Para quem eram os aplausos? Para Cristiano Ronaldo, o camisa 7 do adversário, que ontem perdeu um bebê. A mulher do português, a argentina Georgina, deu à luz uma menina, mas tragicamente não foi possível salvar a vida do outro gêmeo. Não há mais detalhes sobre a perda. O fato é que CR7 não foi a campo hoje e a torcida rival se mobilizou para homenageá-lo no momento mais difícil.

Certamente Cristiano Ronaldo irá se emocionar quando vir as imagens, como se emocionaram os que estavam lá no campo e muitos dos milhões que viram o jogo pela TV mundo afora. Não há rivalidade que possa superar a solidariedade, a empatia, a capacidade de compreender a tristeza do outro.

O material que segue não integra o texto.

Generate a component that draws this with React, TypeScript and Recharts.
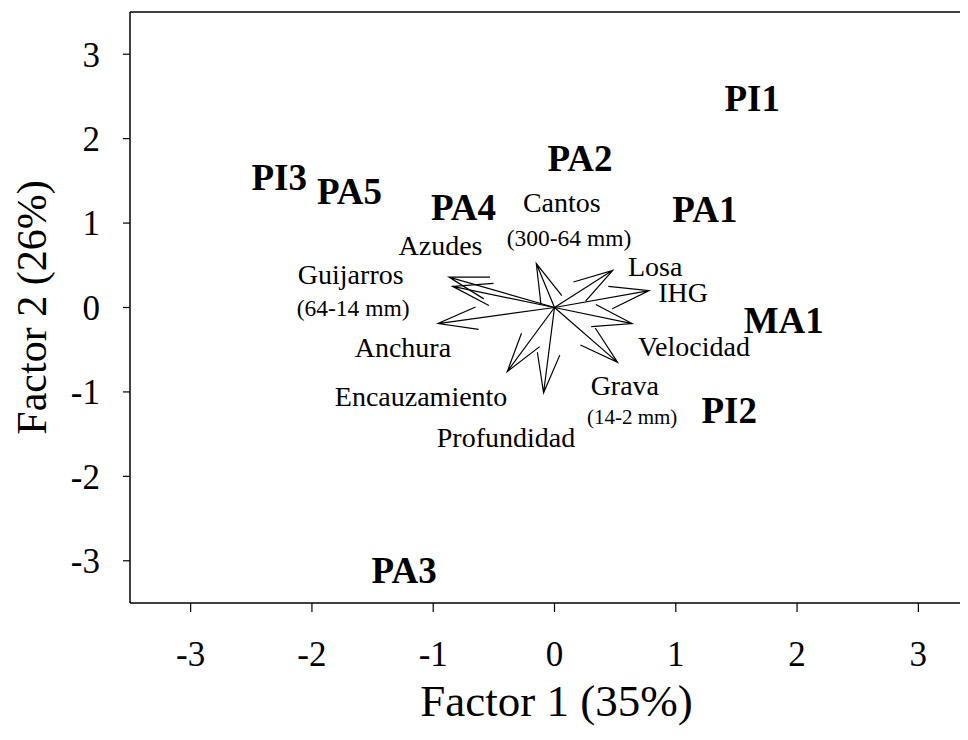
import { ScatterChart, Scatter, XAxis, YAxis, ReferenceLine } from "recharts";

const FONT = '"Liberation Serif", "Times New Roman", serif';

// Site scores on factor 1 / factor 2
const siteNames = ["PI1", "PA2", "PI3", "PA5", "PA4", "PA1", "MA1", "PI2", "PA3"];
const siteF1 = [1.63, 0.21, -2.27, -1.69, -0.75, 1.24, 1.89, 1.44, -1.24];
const siteF2 = [2.48, 1.77, 1.54, 1.37, 1.19, 1.16, -0.15, -1.22, -3.12];

// Variable loadings (arrow tips)
const varNames = ["Cantos", "Losa", "IHG", "Velocidad", "Grava", "Profundidad", "Encauzamiento", "Anchura", "Guijarros", "Azudes"];
const varF1 = [-0.15, 0.48, 0.78, 0.64, 0.52, -0.09, -0.39, -0.96, -0.84, -0.87];
const varF2 = [0.52, 0.44, 0.2, -0.19, -0.65, -1.01, -0.76, -0.19, 0.25, 0.36];

// Captions for the variables, placed in factor space
const captionText = ["Cantos", "(300-64 mm)", "Losa", "IHG", "Velocidad", "Grava", "(14-2 mm)", "Profundidad", "Encauzamiento", "Anchura", "Guijarros", "(64-14 mm)", "Azudes"];
const captionF1 = [0.06, 0.12, 0.83, 1.06, 1.15, 0.58, 0.64, -0.4, -1.1, -1.25, -1.68, -1.66, -0.94];
const captionF2 = [1.24, 0.82, 0.48, 0.18, -0.46, -0.92, -1.3, -1.54, -1.06, -0.47, 0.39, 0.0, 0.73];

const axisTicks = [-3, -2, -1, 0, 1, 2, 3];

const sites = siteNames.map((name, i) => ({ name, x: siteF1[i], y: siteF2[i] }));
const loadings = varNames.map((name, i) => ({ name, x: varF1[i], y: varF2[i] }));
const captions = captionText.map((name, i) => ({ name, x: captionF1[i], y: captionF2[i] }));

const SiteLabel = (p: any) => (
  <text
    x={p.cx}
    y={p.cy}
    textAnchor="middle"
    dominantBaseline="central"
    fontFamily={FONT}
    fontWeight="bold"
    fontSize={37}
    fill="#000"
  >
    {p.payload.name}
  </text>
);

const CaptionLabel = (p: any) => {
  const name: string = p.payload.name;
  const small = name.startsWith("(");
  const size = name === "(14-2 mm)" ? 21 : small ? 23.5 : 28;
  return (
    <text
      x={p.cx}
      y={p.cy}
      textAnchor="middle"
      dominantBaseline="central"
      fontFamily={FONT}
      fontSize={size}
      fill="#000"
    >
      {name}
    </text>
  );
};

// shaft from origin to tip plus an open arrowhead
const arrowShape = (p: any) => {
  const { x1, y1, x2, y2 } = p;
  const back = Math.atan2(y1 - y2, x1 - x2);
  const len = 41;
  const spread = (16 * Math.PI) / 180;
  const ax = x2 + len * Math.cos(back + spread);
  const ay = y2 + len * Math.sin(back + spread);
  const bx = x2 + len * Math.cos(back - spread);
  const by = y2 + len * Math.sin(back - spread);
  return (
    <path
      d={`M${x1},${y1}L${x2},${y2}M${ax},${ay}L${x2},${y2}L${bx},${by}`}
      stroke="#000"
      strokeWidth={1.2}
      fill="none"
    />
  );
};

const xTitle = (props: any) => {
  const vb = props.viewBox;
  return (
    <text
      x={vb.x + vb.width / 2 + 2}
      y={vb.y + 113}
      textAnchor="middle"
      fontFamily={FONT}
      fontSize={45}
      fill="#000"
    >
      Factor 1 (35%)
    </text>
  );
};

const yTitle = (props: any) => {
  const vb = props.viewBox;
  const cx = vb.x + 24;
  const cy = vb.y + vb.height / 2;
  return (
    <text
      x={cx}
      y={cy}
      transform={`rotate(-90 ${cx} ${cy})`}
      textAnchor="middle"
      dominantBaseline="central"
      fontFamily={FONT}
      fontSize={42}
      fill="#000"
    >
      Factor 2 (26%)
    </text>
  );
};

export default function App() {
  return (
    <div style={{ width: 960, height: 724, overflow: "hidden" }}>
      <ScatterChart width={971} height={724} margin={{ top: 4, right: 0, bottom: 0, left: 0 }}>
        <XAxis
          type="number"
          dataKey="x"
          domain={[-3.5, 3.5]}
          ticks={axisTicks}
          allowDataOverflow
          height={129}
          tickSize={9}
          tickMargin={29}
          axisLine={{ stroke: "#000", strokeWidth: 1.5 }}
          tickLine={{ stroke: "#000", strokeWidth: 1.2 }}
          tick={{ fontSize: 35, fill: "#000", fontFamily: FONT }}
          label={{ value: "Factor 1 (35%)", content: xTitle }}
        />
        <YAxis
          type="number"
          dataKey="y"
          domain={[-3.5, 3.5]}
          ticks={axisTicks}
          allowDataOverflow
          width={122}
          tickSize={7}
          tickMargin={23}
          axisLine={{ stroke: "#000", strokeWidth: 1.5 }}
          tickLine={{ stroke: "#000", strokeWidth: 1.2 }}
          tick={{ fontSize: 35, fill: "#000", fontFamily: FONT }}
          label={{ value: "Factor 2 (26%)", content: yTitle }}
        />
        <ReferenceLine y={3.5} stroke="#000" strokeWidth={1.5} />
        <ReferenceLine x={3.5} stroke="#000" strokeWidth={1.5} />
        {loadings.map((v) => (
          <ReferenceLine
            key={v.name}
            segment={[
              { x: 0, y: 0 },
              { x: v.x, y: v.y },
            ]}
            ifOverflow="visible"
            shape={arrowShape}
          />
        ))}
        <Scatter data={captions} shape={CaptionLabel} isAnimationActive={false} />
        <Scatter data={sites} shape={SiteLabel} isAnimationActive={false} />
      </ScatterChart>
    </div>
  );
}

Eu adoraria que o exemplo da torcida do Liverpool servisse para torcidas e pessoas que comandam o futebol brasileiro. Um futebol marcado por picuinhas, pela mediocridade de pensamento.

Nesta quarta, teremos o maior clássico do país (no momento), Flamengo x Palmeiras, disputado com torcida única. Por que? Porque o Flamengo considera que precisa devolver na mesma moeda algo que o Palmeiras fez em 2019. Este é apenas um exemplo. Esse tipo de pequenez acontece toda hora, cada vez protagonizada por um clube diferente. É o padrão, não a exceção.

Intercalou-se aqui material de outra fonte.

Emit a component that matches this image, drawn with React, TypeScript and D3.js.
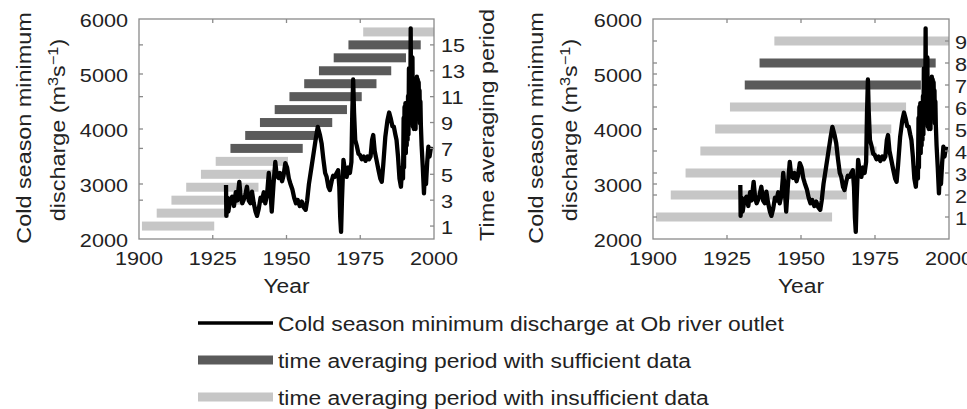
import React from "react";
import * as d3 from "d3";

// ---- data ----
const seriesYears = [
  1929.5, 1929.6, 1929.9, 1930.3, 1930.9, 1931.6, 1932.2, 1932.8, 1933.3, 1934.0,
  1934.5, 1935.0, 1935.5, 1936.0, 1936.6, 1937.2, 1937.8, 1938.3, 1938.9, 1939.5,
  1940.0, 1940.6, 1941.2, 1941.7, 1942.3, 1942.8, 1943.4, 1944.0, 1944.5, 1945.0,
  1945.6, 1946.2, 1946.7, 1947.3, 1947.8, 1948.5, 1949.0, 1949.6, 1950.2, 1950.8,
  1951.3, 1952.0, 1952.6, 1953.2, 1953.8, 1954.5, 1955.2, 1955.8, 1956.5, 1957.0,
  1957.6, 1958.5, 1959.3, 1960.0, 1960.6, 1961.3, 1961.9, 1962.5, 1963.1, 1963.6,
  1964.2, 1964.7, 1965.3, 1965.8, 1966.4, 1967.0, 1967.5, 1967.9, 1968.2, 1968.5,
  1968.8, 1969.3, 1969.8, 1970.4, 1970.9, 1971.5, 1972.0, 1972.3, 1972.6, 1972.9,
  1973.3, 1973.8, 1974.4, 1974.9, 1975.5, 1976.2, 1976.8, 1977.5, 1978.0, 1978.5,
  1979.0, 1979.4, 1979.9, 1980.5, 1981.2, 1981.8, 1982.3, 1982.8, 1983.5, 1984.2,
  1984.8, 1985.3, 1985.9, 1986.4, 1986.9, 1987.3, 1987.8, 1988.3, 1988.8, 1989.2,
  1989.5, 1989.7, 1989.85, 1990.0, 1990.15, 1990.3, 1990.45, 1990.6, 1990.75, 1990.9,
  1991.05, 1991.2, 1991.35, 1991.5, 1991.65, 1991.8, 1991.95, 1992.1, 1992.25, 1992.4,
  1992.55, 1992.7, 1992.85, 1993.0, 1993.15, 1993.3, 1993.45, 1993.6, 1993.75, 1993.9,
  1994.05, 1994.2, 1994.35, 1994.5, 1994.65, 1994.8, 1994.95, 1995.1, 1995.25, 1995.4,
  1995.55, 1995.8, 1996.2, 1996.6, 1996.9, 1997.3, 1997.7, 1998.1, 1998.5, 1999.0,
];
const seriesDischarge = [
  2980, 2420, 2750, 2500, 2710, 2770, 2600, 2850, 2700, 3040,
  2750, 2650, 2710, 2800, 2950, 2700, 2650, 2860, 2650, 2500,
  2420, 2550, 2750, 2700, 2850, 2650, 2800, 3200, 2900, 2500,
  3000, 3400, 3150, 3110, 3200, 3050, 3150, 3380, 3300, 3100,
  3010, 2900, 2750, 2650, 2710, 2600, 2680, 2580, 2530, 2700,
  3000, 3315, 3600, 3850, 4040, 3900, 3740, 3450, 3200, 3130,
  2950, 2890, 3050, 3150, 3130, 3200, 3250, 2950, 2400, 2130,
  2700, 3440, 3250, 3130, 3300, 3200, 3400, 4300, 4900, 4300,
  3800, 3700, 3550, 3530, 3450, 3500, 3420, 3500, 3450, 3500,
  3800, 3890, 3600, 3440, 3250, 3100, 3040, 3350, 3860, 4150,
  4300, 4200, 4050, 4040, 3900, 3800, 3500, 3100, 2950, 3300,
  3100, 4200, 3300, 4400, 3600, 4470, 3560, 4350, 3700, 4300,
  3800, 4600, 3900, 5100, 4100, 4800, 4200, 5830, 4300, 5000,
  4100, 5300, 4040, 4700, 4000, 4800, 4100, 4900, 4000, 4920,
  4300, 4950, 4200, 4900, 4300, 4850, 4400, 4700, 4100, 4500,
  4070, 3700, 3300, 2830, 3200, 3000, 3400, 3680, 3500, 3680,
];

const leftWindowStart = [1901, 1906, 1911, 1916, 1921, 1926, 1931, 1936, 1941, 1946, 1951, 1956, 1961, 1966, 1971, 1976];
const leftWindowEnd = [1925, 1930, 1935, 1940, 1945, 1950, 1955, 1960, 1965, 1970, 1975, 1980, 1985, 1990, 1995, 2000];
const leftSufficient = [false, false, false, false, false, false, true, true, true, true, true, true, true, true, true, false];

const rightWindowStart = [1901, 1906, 1911, 1916, 1921, 1926, 1931, 1936, 1941];
const rightWindowEnd = [1960, 1965, 1970, 1975, 1980, 1985, 1990, 1995, 2000];
const rightSufficient = [false, false, false, false, false, false, true, true, false];

const yearTicks = [1900, 1925, 1950, 1975, 2000];
const dischargeTicks = [2000, 3000, 4000, 5000, 6000];
const leftPeriodTicks = [1, 3, 5, 7, 9, 11, 13, 15];
const rightPeriodTicks = [1, 2, 3, 4, 5, 6, 7, 8, 9];

const legendLabels = [
  "Cold season minimum discharge at Ob river outlet",
  "time averaging period with sufficient data",
  "time averaging period with insufficient data",
];

// ---- styles ----
const FONT = "'Liberation Sans', Arial, Helvetica, sans-serif";
const SX = 1.17;
const TEXT = "#222";
const FRAME = "#8a8a8a";
const LIGHT = "#c6c6c6";
const DARK = "#5a5a5a";

function T({ x, y, size, anchor = "start", rotate = false, children }: any) {
  const tr = rotate
    ? `translate(${x},${y}) rotate(-90) scale(${SX},1)`
    : `translate(${x},${y}) scale(${SX},1)`;
  return (
    <text transform={tr} fontSize={size} fontFamily={FONT} fill={TEXT} textAnchor={anchor}>
      {children}
    </text>
  );
}

function Panel({ x0, x1, starts, ends, suff, periodMax, periodTicks, periodLabelX, leftMirror, ylab1X, ylab2X }: any) {
  const top = 19;
  const bottom = 239;
  const x = d3.scaleLinear().domain([1900, 2000]).range([x0, x1]);
  const y = d3.scaleLinear().domain([2000, 6000]).range([bottom, top]);
  const yp = d3.scaleLinear().domain([0, periodMax]).range([bottom, top]);
  const line = d3
    .line<number>()
    .x((_, i) => x(seriesYears[i]))
    .y((d) => y(d))
    .curve(d3.curveLinear);
  const tl = 4;
  const midX = (x0 + x1) / 2;
  return (
    <g>
      {starts.map((s: number, i: number) => {
        const e = Math.min(ends[i] + 0.5, 2000);
        const cy = yp(i + 1);
        return (
          <rect key={i} x={x(s)} y={cy - 4.5} width={x(e) - x(s)} height={9} fill={suff[i] ? DARK : LIGHT} />
        );
      })}
      <path d={line(seriesDischarge) as string} fill="none" stroke="#000" strokeWidth={4.3} strokeLinejoin="round" />
      <rect x={x0} y={top} width={x1 - x0} height={bottom - top} fill="none" stroke={FRAME} strokeWidth={1.3} />
      {yearTicks.slice(1, -1).map((t) => (
        <g key={t}>
          <line x1={x(t)} x2={x(t)} y1={bottom} y2={bottom - tl} stroke={FRAME} strokeWidth={1.3} />
          <line x1={x(t)} x2={x(t)} y1={top} y2={top + tl} stroke={FRAME} strokeWidth={1.3} />
        </g>
      ))}
      {dischargeTicks.slice(1, -1).map((t) => (
        <line key={t} x1={x0} x2={x0 + tl} y1={y(t)} y2={y(t)} stroke={FRAME} strokeWidth={1.3} />
      ))}
      {periodTicks.map((t: number) => (
        <line key={t} x1={x1} x2={x1 - tl} y1={yp(t)} y2={yp(t)} stroke={FRAME} strokeWidth={1.3} />
      ))}
      {leftMirror.map((t: number) => (
        <line key={"m" + t} x1={x0} x2={x0 + tl} y1={yp(t)} y2={yp(t)} stroke={FRAME} strokeWidth={1.3} />
      ))}
      {yearTicks.map((t) => (
        <T key={t} x={x(t)} y={265} size={18.5} anchor="middle">{t}</T>
      ))}
      {dischargeTicks.map((t) => (
        <T key={t} x={x0 - 11} y={y(t) + 7.5} size={18.5} anchor="end">{t}</T>
      ))}
      {periodTicks.map((t: number) => (
        <T key={t} x={periodLabelX} y={yp(t) + 7.5} size={18.5}>{t}</T>
      ))}
      <T x={midX} y={293} size={19.5} anchor="middle">Year</T>
      <T x={ylab1X} y={128} size={20} anchor="middle" rotate>Cold season minimum</T>
      <T x={ylab2X} y={130} size={20} anchor="middle" rotate>
        discharge (m<tspan dy={-7} fontSize={14}>3</tspan>
        <tspan dy={7}>s</tspan>
        <tspan dy={-7} fontSize={14}>−1</tspan>
        <tspan dy={7}>)</tspan>
      </T>
    </g>
  );
}

export default function App() {
  const legendColors = ["#000", DARK, LIGHT];
  const legendWidths = [3.6, 9, 9];
  const legendY = [323, 360, 397];
  return (
    <svg width={967} height={409} style={{ position: "absolute", left: 0, top: 0, background: "#fff" }}>
      <rect x={0} y={0} width={967} height={409} fill="#fff" />
      <Panel
        x0={139}
        x1={434}
        starts={leftWindowStart}
        ends={leftWindowEnd}
        suff={leftSufficient}
        periodMax={17}
        periodTicks={leftPeriodTicks}
        periodLabelX={441}
        leftMirror={[3, 7, 11, 15]}
        ylab1X={31}
        ylab2X={65}
      />
      <T x={494} y={125} size={20} anchor="middle" rotate>Time averaging period</T>
      <Panel
        x0={653}
        x1={949}
        starts={rightWindowStart}
        ends={rightWindowEnd}
        suff={rightSufficient}
        periodMax={10}
        periodTicks={rightPeriodTicks}
        periodLabelX={955}
        leftMirror={rightPeriodTicks}
        ylab1X={543}
        ylab2X={577}
      />
      {legendLabels.map((lab, i) => (
        <g key={i}>
          <line x1={198} x2={273} y1={legendY[i]} y2={legendY[i]} stroke={legendColors[i]} strokeWidth={legendWidths[i]} />
          <T x={278} y={legendY[i] + 7.5} size={19.5}>{lab}</T>
        </g>
      ))}
    </svg>
  );
}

No último domingo, estive no Canindé para assistir ao título da Série A2 do Paulista da minha Portuguesa, que venceu o São Bento por 2 a 0. Passados o calor do jogo e a cerimônia de premiação do vice-campeão, que também subiu, diga-se, os jogadores do São Bento passaram lentamente a se encaminhar para o vestiário. Deveriam ter ficado para ver a premiação do primeiro colocado. Não ficaram.

Ainda assim, enquanto entravam no vestiário eu e outras dezenas de pessoas resolvemos aplaudi-los. Isso se chama esportividade. O adversário não é inimigo, é só um adversário em busca do mesmo objetivo. Mas outras tantas dezenas de pessoas na torcida da Lusa não paravam de xingá-los. A troco de quê mesmo?

Precisamos avançar muito, mas muito mesmo. A cultura de estádio não precisa estar conectada a ofensas e fúria. Poderia muito bem estar ligada a alegria, emoção, também a frustração e a eventual raiva, claro, mas não ao ódio. Torcedores ingleses já protagonizaram algumas das cenas mais lamentáveis que o futebol mundial já viu. Hoje, em Liverpool, deram um show.